Clearly, there is some difference in how your emotional arousal works to motivate you in working with someone else vs doing your own work.

Look into doing some introspection and try to uncover and compare the difference in core belief/subconscious commitments you work with others vs for your self

check out the link if what I said interests you. https://www.youtube.com/watch?v=3HoE_PKlanc&


Had a similar problem, but just do what works for you, i.e. work with other people and be transparent and public about your deadlines/milestones.


Remove the safety nets from you life. You work like you do because you have the privilege to do so. Get rid of what's holding you back.

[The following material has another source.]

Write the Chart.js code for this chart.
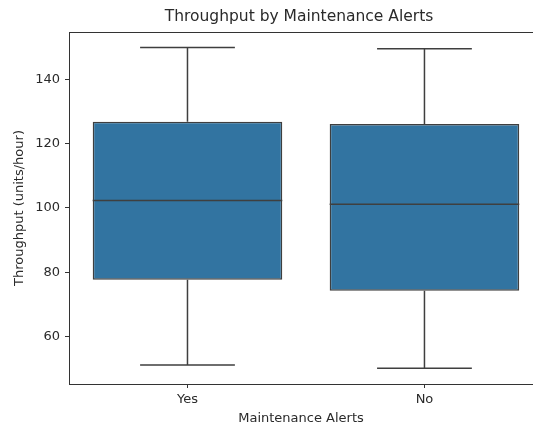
<!DOCTYPE html>
<html>
<head>
<meta charset="utf-8">
<script src="https://cdn.jsdelivr.net/npm/chart.js@4.4.0/dist/chart.umd.min.js"></script>
<style>
  html, body { margin: 0; padding: 0; background: #fff; overflow: hidden; }
</style>
</head>
<body>
<canvas id="c" width="533" height="426"></canvas>
<script>
const chartTitle = 'Throughput by Maintenance Alerts';
const xAxisTitle = 'Maintenance Alerts';
const yAxisTitle = 'Throughput (units/hour)';
const categories = ['Yes', 'No'];
const whiskerLow = [51.2, 50.2];
const q1 = [77.7, 74.3];
const median = [102.3, 101.2];
const q3 = [126.8, 126.1];
const whiskerHigh = [149.9, 149.5];
const yTicks = [60, 80, 100, 120, 140];

const boxFill = '#3274a1';
const lineColor = '#3f3f3f';
const axisColor = '#333333';
const textColor = '#2a2a2a';
const fontFamily = '"DejaVu Sans", sans-serif';

const boxPlugin = {
  id: 'boxParts',
  afterDatasetsDraw(chart) {
    const ctx = chart.ctx;
    const x = chart.scales.x, y = chart.scales.y;
    const meta = chart.getDatasetMeta(0);
    ctx.save();
    ctx.strokeStyle = lineColor;
    ctx.lineWidth = 1.5;
    categories.forEach((c, i) => {
      const bar = meta.data[i];
      const cx = x.getPixelForValue(i);
      const half = bar.width / 2;
      const capHalf = half / 2;
      const pLow = y.getPixelForValue(whiskerLow[i]);
      const pQ1 = y.getPixelForValue(q1[i]);
      const pQ3 = y.getPixelForValue(q3[i]);
      const pHigh = y.getPixelForValue(whiskerHigh[i]);
      const pMed = y.getPixelForValue(median[i]);
      ctx.beginPath();
      ctx.moveTo(cx, pQ3); ctx.lineTo(cx, pHigh);
      ctx.moveTo(cx - capHalf, pHigh); ctx.lineTo(cx + capHalf, pHigh);
      ctx.moveTo(cx, pQ1); ctx.lineTo(cx, pLow);
      ctx.moveTo(cx - capHalf, pLow); ctx.lineTo(cx + capHalf, pLow);
      ctx.moveTo(cx - half, pMed); ctx.lineTo(cx + half, pMed);
      ctx.stroke();
    });
    ctx.restore();
  },
  afterDraw(chart) {
    const ctx = chart.ctx;
    const a = chart.chartArea;
    const x = chart.scales.x;
    ctx.save();
    ctx.fillStyle = '#ffffff';
    ctx.fillRect(a.right - 4, a.top + 2, chart.width - a.right + 10, a.bottom - a.top - 3);
    ctx.strokeStyle = axisColor;
    ctx.lineWidth = 1;
    ctx.beginPath();
    ctx.moveTo(a.left, a.top + 0.5); ctx.lineTo(chart.width, a.top + 0.5);
    ctx.moveTo(a.left, a.bottom + 0.5); ctx.lineTo(chart.width, a.bottom + 0.5);
    categories.forEach((c, i) => {
      const px = Math.round(x.getPixelForValue(i)) + 0.5;
      ctx.moveTo(px, a.bottom); ctx.lineTo(px, a.bottom + 4);
    });
    ctx.stroke();
    ctx.fillStyle = textColor;
    ctx.font = '15.5px ' + fontFamily;
    ctx.textAlign = 'center';
    ctx.textBaseline = 'middle';
    ctx.fillText(chartTitle, 299, 17);
    ctx.restore();
  }
};

new Chart(document.getElementById('c'), {
  type: 'bar',
  data: {
    datasets: [{
      data: categories.map((c, i) => ({ x: i, y: [q1[i], q3[i]] })),
      backgroundColor: boxFill,
      borderColor: lineColor,
      borderWidth: 1.5,
      borderSkipped: false,
      barPercentage: 0.8,
      categoryPercentage: 1.0
    }]
  },
  options: {
    responsive: false,
    animation: false,
    layout: { padding: { top: 32, right: 0, left: 0, bottom: 0 } },
    plugins: { legend: { display: false }, tooltip: { enabled: false }, title: { display: false } },
    scales: {
      x: {
        type: 'linear',
        offset: false,
        min: -0.5,
        max: 1.458,
        afterBuildTicks(s) { s.ticks = categories.map((c, i) => ({ value: i })); },
        grid: { display: false, drawTicks: false, tickLength: 4 },
        border: { display: true, color: axisColor, width: 1 },
        ticks: { color: textColor, font: { family: fontFamily, size: 13 }, padding: 8, autoSkip: false, maxRotation: 0,
                 callback: (v) => categories[v] },
        title: { display: true, text: xAxisTitle, color: textColor, font: { family: fontFamily, size: 13 }, padding: { top: 0, bottom: 0 } },
        afterFit(s) { s.height = 42; }
      },
      y: {
        min: 45.3,
        max: 154.7,
        afterBuildTicks(s) { s.ticks = yTicks.map(v => ({ value: v })); },
        grid: { display: true, drawOnChartArea: false, drawTicks: true, tickLength: 4, color: axisColor },
        border: { display: true, color: axisColor, width: 1 },
        ticks: { color: textColor, font: { family: fontFamily, size: 13 }, padding: 5 },
        title: { display: true, text: yAxisTitle, color: textColor, font: { family: fontFamily, size: 13 }, padding: { top: 12, bottom: 0 } },
        afterFit(s) { s.width = 69; }
      }
    }
  },
  plugins: [boxPlugin]
});
</script>
</body>
</html>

When I did remote work I had a similar issue, and still have it with my own projects. The way I overcome the self-lag is to compartmentalize - I have an internal boss hat / worker hat. When I think about goals, timelines, progress etc. and set those goals I don't think in terms of "I want to / need to", but "My $boss would want /need..." and think of bosses that I respected and did good work for.

tl:dr; I get myself into the headspace that I'm working for someone else to overcome my own ability to undervalue my own projects.


Great hack. I need to try this. I used to use the self audit approach where I'd critically review my own work as a boss on a weekly sit down. What's funny is it allows you to be empathetic to yourself. Kind of counter intuitive


If you are realizing now that you are doing it - you can see this at any time and adjust accordingly.


See focusmate.com, I’ve been using it a lot. Video conference with accountability partners


Its okay it happens. You can compete with yourself on what you created in the past.


Maybe you are motivated by fear of failure/rejection?


Just accept the tradeoffs and have fun either way.


treat yourself like you would treat others?


Happiness is the only purpose of our existence. Please be nice to yourself.